シーズンのカギは後半戦にあり!ミルがタイトル防衛の可能性を残す訳

 シーズンのカギは後半戦だとミルは言う。

「今できる限り接近することが重要だ。マシンを改良すれば彼らに近づくことができるからね。僕たちは素晴らしい結果を出せると思うし、楽しみだ」

「僕は強いし、チームは良い結果を出したいと思っている。これはいつでも大切なことだ。みんな一生懸命働いているから、確かに難しいことだけど、僕たちも負けてはいない」

 ミルはKTMのミゲル・オリベイラが比較的小規模なアップデートの助けを得て、ムジェロでの表彰台、カタルニアでの優勝と調子を取り戻したことも引き合いに出し、スズキが夏休み明けに成果を出すことができれば、タイトル争いはまだ終わらないという自信を見せている。

 後半戦に入ると、レッドブル・リンク、シルバーストン、アラゴン、ミサノ、COTAと、スズキ向きなサーキットが続く。またチームメイトとの争いという面でも、リンスは前半戦で転倒が続きランキングで低迷していることもあり心配事にはならないだろう。

 ミルは、自分が世界チャンピオンであることにこだわるのは「あまり生産的ではない」と感じている。

「チャンピオンになっても、プッシュしなければ再びチャンピオンにはなれない」

 また2021年シーズンのミルを見て、彼がプッシュしていないとは言えないだろう。これまでのところ、9番グリット以上でのスタートは無いものの、9戦中6度トップ5入り果たしている。ミルは2020年のチャンピオンシップにおいても安定した成績を記録することでタイトルをものにした。そのこともあり、8月に再開されるスティリアGPをシーズンの実質的なスタートと考えているミルにとっては後半戦の初戦となるこのGPは重要な意味を持つ。
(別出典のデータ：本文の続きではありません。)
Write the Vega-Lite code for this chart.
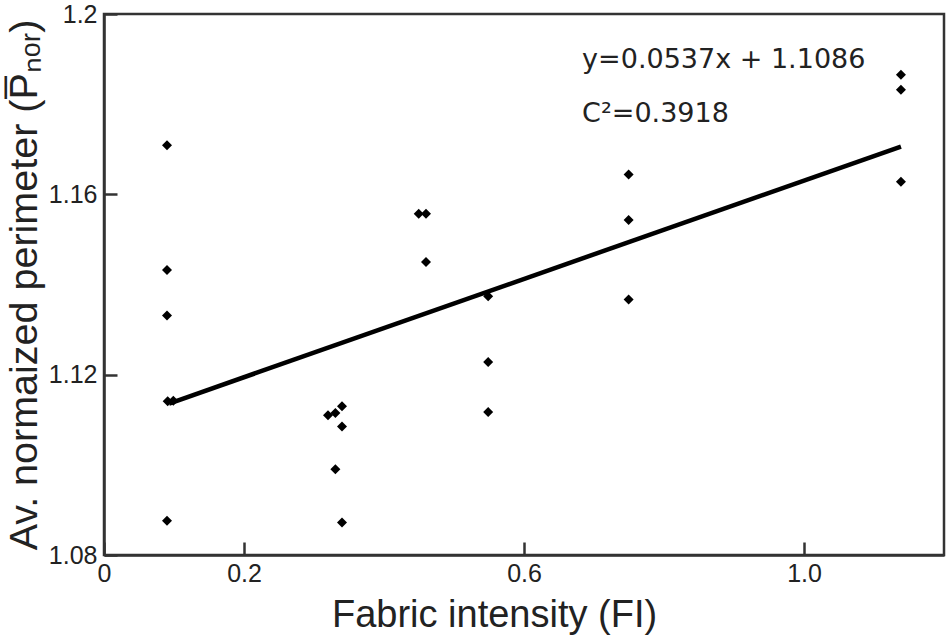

そして、その一貫性は今も失われていないようだ。

 もし、スズキがライドハイトアジャスターを近いレースで完成させ、ライダーたちがその点で失っていたタイムを取り戻すことができれば、他のライバルを心配する必要はなくなるだろう。なぜなら、ミルは彼の考え方とマシンの両方でチャンピオンの資格を証明し続けているからだ。